● ROWS:

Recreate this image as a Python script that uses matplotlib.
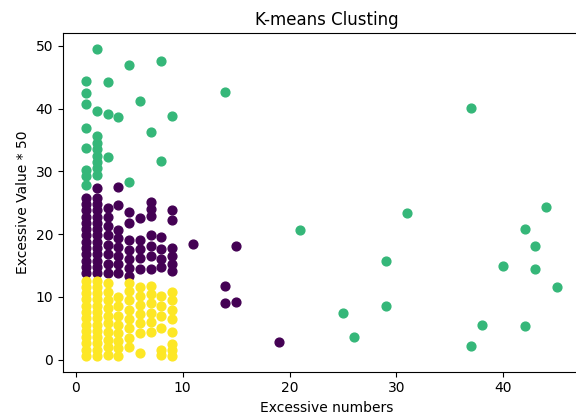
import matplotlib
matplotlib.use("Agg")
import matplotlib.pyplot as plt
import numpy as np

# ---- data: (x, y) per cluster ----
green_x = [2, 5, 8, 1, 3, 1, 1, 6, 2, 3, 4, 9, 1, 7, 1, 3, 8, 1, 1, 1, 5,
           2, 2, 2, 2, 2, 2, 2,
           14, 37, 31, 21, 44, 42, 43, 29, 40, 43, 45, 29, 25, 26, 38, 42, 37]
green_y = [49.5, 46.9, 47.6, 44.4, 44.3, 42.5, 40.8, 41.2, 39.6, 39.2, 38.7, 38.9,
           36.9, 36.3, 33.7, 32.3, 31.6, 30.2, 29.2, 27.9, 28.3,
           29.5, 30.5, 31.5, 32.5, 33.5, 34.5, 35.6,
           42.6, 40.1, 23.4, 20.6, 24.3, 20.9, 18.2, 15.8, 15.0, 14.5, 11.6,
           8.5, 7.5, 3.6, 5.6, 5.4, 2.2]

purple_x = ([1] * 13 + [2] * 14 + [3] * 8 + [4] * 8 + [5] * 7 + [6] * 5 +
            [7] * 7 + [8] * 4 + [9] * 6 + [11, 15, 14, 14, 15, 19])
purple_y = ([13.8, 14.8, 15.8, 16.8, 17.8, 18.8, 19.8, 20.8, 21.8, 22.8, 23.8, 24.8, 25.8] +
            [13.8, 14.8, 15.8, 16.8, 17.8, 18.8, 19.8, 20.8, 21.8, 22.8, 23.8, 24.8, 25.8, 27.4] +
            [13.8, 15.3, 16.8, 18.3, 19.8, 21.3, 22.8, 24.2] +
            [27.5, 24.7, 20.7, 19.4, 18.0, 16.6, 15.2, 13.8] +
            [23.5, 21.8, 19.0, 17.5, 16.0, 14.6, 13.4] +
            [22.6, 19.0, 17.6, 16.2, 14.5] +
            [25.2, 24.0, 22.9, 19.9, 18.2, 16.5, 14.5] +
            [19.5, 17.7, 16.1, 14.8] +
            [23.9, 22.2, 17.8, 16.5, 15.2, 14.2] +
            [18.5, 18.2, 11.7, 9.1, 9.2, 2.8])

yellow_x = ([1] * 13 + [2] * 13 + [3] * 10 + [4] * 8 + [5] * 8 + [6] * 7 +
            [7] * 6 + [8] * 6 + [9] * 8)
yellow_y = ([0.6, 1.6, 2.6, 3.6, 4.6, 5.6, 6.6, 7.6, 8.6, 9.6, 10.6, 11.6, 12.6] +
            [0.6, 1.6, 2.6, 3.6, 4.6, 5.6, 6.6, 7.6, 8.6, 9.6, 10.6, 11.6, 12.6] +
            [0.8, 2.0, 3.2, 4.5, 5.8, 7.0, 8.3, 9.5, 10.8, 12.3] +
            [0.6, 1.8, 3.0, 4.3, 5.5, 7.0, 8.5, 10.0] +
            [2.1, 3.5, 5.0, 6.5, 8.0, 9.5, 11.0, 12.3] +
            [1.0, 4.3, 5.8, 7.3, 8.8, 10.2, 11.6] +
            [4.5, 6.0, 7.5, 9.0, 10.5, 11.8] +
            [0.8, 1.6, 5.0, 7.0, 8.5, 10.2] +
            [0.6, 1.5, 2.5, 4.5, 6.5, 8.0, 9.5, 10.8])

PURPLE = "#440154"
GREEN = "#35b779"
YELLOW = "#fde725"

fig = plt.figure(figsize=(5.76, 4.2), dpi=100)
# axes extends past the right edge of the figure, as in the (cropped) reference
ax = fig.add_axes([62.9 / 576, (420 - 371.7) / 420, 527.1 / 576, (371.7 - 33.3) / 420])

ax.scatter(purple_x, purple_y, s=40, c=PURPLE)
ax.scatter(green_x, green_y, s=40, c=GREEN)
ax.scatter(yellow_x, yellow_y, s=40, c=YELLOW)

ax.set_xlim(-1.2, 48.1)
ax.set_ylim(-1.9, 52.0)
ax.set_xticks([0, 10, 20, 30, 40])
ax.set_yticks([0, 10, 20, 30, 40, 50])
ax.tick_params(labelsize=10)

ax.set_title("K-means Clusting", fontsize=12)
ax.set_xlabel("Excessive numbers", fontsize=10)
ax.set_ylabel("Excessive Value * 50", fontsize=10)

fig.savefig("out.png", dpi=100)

...

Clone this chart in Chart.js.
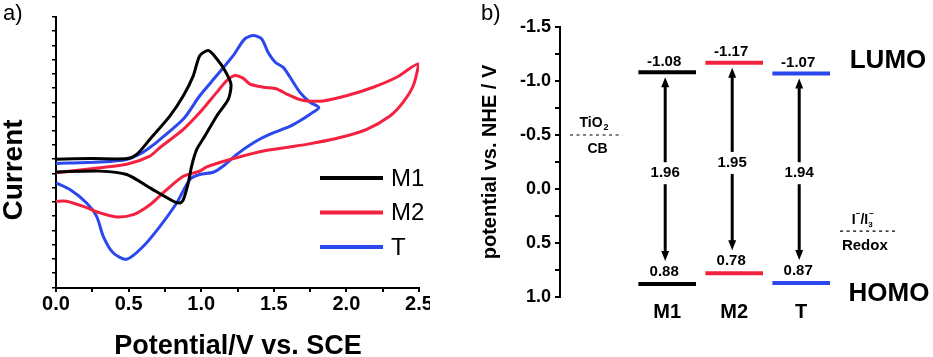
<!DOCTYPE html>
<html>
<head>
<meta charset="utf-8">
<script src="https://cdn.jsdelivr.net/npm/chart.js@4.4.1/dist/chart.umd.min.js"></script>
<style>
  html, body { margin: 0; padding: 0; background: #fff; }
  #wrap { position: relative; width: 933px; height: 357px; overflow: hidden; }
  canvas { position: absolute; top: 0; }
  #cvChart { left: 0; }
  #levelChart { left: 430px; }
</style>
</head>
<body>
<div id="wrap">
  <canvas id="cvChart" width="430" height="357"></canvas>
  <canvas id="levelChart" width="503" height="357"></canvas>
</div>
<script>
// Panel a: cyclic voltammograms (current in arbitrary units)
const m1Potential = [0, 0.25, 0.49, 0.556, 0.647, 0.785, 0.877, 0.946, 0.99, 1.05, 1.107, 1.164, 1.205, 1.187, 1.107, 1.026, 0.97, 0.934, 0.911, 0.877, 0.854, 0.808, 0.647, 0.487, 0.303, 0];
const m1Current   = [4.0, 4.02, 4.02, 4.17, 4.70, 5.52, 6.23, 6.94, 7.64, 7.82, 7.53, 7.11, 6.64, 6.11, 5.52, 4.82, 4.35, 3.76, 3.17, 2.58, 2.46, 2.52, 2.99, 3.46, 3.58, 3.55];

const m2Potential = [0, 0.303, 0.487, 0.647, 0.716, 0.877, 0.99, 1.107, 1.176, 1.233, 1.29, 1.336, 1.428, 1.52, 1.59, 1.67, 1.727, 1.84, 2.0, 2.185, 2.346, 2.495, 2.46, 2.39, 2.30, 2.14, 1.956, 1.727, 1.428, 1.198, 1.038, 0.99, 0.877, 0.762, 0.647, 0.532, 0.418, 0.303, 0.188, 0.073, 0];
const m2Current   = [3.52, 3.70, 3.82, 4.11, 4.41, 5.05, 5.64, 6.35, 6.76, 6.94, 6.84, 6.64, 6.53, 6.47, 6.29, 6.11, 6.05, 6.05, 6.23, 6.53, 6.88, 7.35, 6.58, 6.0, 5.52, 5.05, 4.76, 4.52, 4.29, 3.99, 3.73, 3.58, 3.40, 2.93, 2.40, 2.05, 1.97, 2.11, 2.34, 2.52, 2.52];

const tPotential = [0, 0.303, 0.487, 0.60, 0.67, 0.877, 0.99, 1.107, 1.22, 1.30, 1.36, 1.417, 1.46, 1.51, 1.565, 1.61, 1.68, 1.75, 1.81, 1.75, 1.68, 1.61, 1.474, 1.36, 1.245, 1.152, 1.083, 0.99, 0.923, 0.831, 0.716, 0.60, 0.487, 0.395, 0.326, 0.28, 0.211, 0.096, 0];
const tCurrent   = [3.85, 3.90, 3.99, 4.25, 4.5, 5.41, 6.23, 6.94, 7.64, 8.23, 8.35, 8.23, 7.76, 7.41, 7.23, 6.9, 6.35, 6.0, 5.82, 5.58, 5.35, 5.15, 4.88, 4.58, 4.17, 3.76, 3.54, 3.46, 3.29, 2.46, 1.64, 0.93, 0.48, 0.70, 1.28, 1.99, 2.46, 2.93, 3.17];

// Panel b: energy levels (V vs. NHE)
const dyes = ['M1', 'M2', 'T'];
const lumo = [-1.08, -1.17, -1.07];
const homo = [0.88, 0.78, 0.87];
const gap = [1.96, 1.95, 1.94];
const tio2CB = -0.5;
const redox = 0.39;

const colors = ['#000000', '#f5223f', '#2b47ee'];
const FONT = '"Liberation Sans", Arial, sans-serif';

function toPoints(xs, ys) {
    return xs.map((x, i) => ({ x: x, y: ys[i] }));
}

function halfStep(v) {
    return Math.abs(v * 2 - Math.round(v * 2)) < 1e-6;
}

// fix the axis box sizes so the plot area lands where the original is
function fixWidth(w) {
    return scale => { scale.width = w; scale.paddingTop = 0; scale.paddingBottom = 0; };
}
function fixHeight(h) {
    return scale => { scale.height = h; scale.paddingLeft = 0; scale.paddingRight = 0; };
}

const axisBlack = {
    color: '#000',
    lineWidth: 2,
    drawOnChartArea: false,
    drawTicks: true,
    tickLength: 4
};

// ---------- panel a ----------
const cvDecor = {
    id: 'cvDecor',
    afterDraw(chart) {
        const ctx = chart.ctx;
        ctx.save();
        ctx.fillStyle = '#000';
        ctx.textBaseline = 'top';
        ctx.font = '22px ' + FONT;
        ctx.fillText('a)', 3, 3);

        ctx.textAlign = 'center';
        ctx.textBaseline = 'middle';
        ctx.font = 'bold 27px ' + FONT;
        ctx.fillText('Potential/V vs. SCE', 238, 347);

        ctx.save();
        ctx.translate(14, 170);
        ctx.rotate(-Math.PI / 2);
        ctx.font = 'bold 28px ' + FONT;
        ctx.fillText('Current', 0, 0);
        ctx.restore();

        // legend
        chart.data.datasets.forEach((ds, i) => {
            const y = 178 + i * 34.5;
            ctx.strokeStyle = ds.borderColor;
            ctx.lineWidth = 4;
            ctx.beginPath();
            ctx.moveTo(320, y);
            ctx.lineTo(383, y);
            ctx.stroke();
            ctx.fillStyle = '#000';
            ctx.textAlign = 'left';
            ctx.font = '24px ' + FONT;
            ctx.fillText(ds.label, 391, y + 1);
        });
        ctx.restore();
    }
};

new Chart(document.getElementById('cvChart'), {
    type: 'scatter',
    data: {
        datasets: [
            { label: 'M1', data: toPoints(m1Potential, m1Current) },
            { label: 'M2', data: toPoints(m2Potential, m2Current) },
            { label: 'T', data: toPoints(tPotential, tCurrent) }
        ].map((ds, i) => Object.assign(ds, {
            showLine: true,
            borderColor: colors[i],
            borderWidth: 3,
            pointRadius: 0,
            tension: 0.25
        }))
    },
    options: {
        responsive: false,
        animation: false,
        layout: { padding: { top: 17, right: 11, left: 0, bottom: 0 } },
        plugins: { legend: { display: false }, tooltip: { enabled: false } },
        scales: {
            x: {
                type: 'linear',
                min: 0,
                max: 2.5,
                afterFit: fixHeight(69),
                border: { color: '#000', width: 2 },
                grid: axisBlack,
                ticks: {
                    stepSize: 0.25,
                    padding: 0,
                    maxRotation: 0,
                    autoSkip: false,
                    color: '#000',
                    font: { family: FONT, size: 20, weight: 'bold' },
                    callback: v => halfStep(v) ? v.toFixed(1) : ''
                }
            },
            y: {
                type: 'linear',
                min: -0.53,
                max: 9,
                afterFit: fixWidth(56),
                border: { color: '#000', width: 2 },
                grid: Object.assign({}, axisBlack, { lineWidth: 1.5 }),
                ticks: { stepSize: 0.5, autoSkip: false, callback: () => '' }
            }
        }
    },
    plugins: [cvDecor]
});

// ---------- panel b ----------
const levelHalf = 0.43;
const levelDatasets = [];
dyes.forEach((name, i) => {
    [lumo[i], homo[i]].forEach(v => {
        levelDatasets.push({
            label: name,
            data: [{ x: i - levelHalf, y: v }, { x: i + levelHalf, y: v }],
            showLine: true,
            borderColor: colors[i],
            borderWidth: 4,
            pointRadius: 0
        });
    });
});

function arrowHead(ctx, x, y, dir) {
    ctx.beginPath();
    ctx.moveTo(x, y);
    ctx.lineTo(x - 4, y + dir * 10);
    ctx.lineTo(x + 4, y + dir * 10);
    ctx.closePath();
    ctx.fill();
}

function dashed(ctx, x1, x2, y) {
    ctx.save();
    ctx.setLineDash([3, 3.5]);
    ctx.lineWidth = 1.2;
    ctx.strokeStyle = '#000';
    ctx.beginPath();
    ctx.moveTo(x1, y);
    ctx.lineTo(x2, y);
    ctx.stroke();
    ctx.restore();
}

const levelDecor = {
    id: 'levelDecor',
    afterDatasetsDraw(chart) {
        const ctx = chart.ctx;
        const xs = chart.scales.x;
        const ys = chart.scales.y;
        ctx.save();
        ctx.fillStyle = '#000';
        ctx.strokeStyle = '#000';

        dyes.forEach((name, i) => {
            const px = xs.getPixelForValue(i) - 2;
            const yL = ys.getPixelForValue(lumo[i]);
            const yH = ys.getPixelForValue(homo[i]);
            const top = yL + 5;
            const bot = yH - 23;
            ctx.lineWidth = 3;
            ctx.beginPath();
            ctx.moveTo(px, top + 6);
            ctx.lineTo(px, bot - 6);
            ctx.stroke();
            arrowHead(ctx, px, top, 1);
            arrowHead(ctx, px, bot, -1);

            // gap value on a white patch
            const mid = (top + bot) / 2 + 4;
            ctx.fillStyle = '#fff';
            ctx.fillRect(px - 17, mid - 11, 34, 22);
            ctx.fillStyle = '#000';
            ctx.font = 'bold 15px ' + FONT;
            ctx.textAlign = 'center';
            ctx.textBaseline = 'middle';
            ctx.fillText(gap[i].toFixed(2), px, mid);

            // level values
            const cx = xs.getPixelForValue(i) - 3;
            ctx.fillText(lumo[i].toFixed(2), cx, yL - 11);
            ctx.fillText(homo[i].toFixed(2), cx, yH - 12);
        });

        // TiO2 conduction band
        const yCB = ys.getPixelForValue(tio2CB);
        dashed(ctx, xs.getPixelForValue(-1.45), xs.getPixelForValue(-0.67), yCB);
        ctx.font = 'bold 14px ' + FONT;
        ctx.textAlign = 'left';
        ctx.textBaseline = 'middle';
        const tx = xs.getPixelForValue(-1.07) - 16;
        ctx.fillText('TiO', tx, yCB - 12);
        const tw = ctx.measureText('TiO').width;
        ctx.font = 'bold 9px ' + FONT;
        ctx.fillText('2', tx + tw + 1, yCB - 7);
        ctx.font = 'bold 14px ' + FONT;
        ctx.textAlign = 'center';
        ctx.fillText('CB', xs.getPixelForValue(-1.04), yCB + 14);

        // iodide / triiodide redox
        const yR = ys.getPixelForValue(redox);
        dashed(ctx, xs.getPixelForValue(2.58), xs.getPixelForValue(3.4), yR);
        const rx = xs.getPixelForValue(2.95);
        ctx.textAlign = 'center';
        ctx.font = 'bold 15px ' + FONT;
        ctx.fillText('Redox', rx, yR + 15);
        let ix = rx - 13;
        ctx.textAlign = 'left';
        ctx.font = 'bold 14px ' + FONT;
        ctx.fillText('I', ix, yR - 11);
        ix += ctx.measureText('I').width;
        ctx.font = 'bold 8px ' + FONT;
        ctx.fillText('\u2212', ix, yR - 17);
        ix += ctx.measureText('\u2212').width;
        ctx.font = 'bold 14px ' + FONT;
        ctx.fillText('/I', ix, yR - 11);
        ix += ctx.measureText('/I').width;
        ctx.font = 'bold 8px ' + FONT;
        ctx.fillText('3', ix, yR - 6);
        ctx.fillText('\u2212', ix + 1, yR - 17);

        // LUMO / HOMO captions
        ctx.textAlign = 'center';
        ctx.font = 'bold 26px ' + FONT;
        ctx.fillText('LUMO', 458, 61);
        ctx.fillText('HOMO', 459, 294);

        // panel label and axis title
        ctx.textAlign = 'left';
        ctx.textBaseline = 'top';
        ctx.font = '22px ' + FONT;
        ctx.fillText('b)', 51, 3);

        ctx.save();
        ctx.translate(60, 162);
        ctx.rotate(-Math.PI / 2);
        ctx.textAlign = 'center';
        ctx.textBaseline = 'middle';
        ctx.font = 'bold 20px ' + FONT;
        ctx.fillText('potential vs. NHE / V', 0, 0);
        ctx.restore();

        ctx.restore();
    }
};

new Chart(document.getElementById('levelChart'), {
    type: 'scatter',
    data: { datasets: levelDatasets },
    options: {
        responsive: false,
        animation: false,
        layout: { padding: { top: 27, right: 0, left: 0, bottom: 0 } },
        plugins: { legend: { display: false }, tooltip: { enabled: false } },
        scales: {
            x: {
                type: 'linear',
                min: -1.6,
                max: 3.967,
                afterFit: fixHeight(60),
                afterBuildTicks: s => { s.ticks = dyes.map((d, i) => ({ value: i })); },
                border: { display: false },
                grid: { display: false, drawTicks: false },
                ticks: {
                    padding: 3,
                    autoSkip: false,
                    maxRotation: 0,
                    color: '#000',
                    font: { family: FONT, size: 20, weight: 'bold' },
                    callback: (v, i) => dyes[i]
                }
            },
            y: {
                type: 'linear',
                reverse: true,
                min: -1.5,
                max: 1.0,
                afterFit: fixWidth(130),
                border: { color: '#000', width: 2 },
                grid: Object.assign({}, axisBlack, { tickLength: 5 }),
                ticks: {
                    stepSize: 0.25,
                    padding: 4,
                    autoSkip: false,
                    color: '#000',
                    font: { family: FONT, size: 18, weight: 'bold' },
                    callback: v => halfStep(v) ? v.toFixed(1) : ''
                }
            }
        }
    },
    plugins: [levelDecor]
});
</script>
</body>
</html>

...

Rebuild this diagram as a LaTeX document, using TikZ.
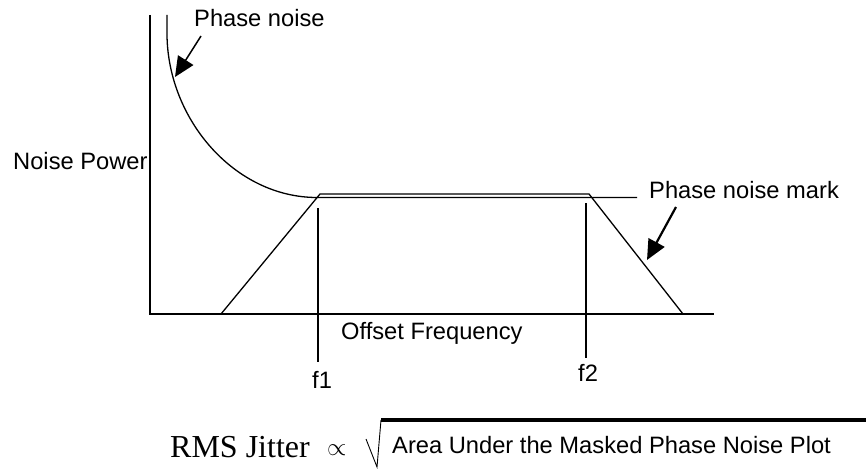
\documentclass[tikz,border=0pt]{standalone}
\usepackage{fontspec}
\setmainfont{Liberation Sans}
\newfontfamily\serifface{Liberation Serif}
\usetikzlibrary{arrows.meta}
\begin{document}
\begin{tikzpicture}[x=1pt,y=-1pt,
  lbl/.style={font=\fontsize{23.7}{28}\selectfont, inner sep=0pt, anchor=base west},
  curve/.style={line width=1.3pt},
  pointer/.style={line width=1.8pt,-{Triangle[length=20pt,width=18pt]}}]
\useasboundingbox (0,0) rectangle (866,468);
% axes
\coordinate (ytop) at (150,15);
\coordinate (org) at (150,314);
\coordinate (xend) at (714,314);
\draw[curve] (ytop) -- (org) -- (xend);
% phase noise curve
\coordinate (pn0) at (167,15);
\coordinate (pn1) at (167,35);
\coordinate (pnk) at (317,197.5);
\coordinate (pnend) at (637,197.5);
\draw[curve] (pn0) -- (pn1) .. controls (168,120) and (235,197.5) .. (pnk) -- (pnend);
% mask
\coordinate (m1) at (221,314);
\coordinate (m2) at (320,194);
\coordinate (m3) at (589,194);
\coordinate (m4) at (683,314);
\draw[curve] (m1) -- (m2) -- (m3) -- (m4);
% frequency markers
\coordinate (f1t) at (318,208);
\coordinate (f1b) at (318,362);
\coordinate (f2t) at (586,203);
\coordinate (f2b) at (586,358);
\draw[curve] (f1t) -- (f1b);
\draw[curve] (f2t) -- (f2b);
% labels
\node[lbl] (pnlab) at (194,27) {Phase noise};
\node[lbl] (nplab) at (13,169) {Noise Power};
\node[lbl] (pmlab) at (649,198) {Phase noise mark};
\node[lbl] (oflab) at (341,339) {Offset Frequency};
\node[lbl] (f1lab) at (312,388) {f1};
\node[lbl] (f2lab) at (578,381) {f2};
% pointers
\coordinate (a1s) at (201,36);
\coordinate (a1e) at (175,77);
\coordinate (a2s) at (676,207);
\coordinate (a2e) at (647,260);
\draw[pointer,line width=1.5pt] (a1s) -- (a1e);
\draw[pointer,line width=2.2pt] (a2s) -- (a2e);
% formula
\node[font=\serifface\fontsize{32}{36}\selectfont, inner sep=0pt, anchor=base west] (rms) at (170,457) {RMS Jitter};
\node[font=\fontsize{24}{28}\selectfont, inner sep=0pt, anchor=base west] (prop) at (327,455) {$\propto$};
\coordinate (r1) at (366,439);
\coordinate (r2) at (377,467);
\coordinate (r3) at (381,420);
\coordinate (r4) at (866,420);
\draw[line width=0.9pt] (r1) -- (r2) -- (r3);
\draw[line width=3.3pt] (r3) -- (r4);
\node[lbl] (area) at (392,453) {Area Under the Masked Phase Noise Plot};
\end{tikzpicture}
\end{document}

● INSTRUCTION: In the listing above, find the line containing "Recreate this image" and the line containing "import numpy as np". Reproduce those lines and all between them exactly, with no pictures and nothing more.

● OUTPUT OF THE EXERCISE:
Recreate this image as a Python script that uses matplotlib.
import matplotlib
matplotlib.use("Agg")
import matplotlib.pyplot as plt
import numpy as np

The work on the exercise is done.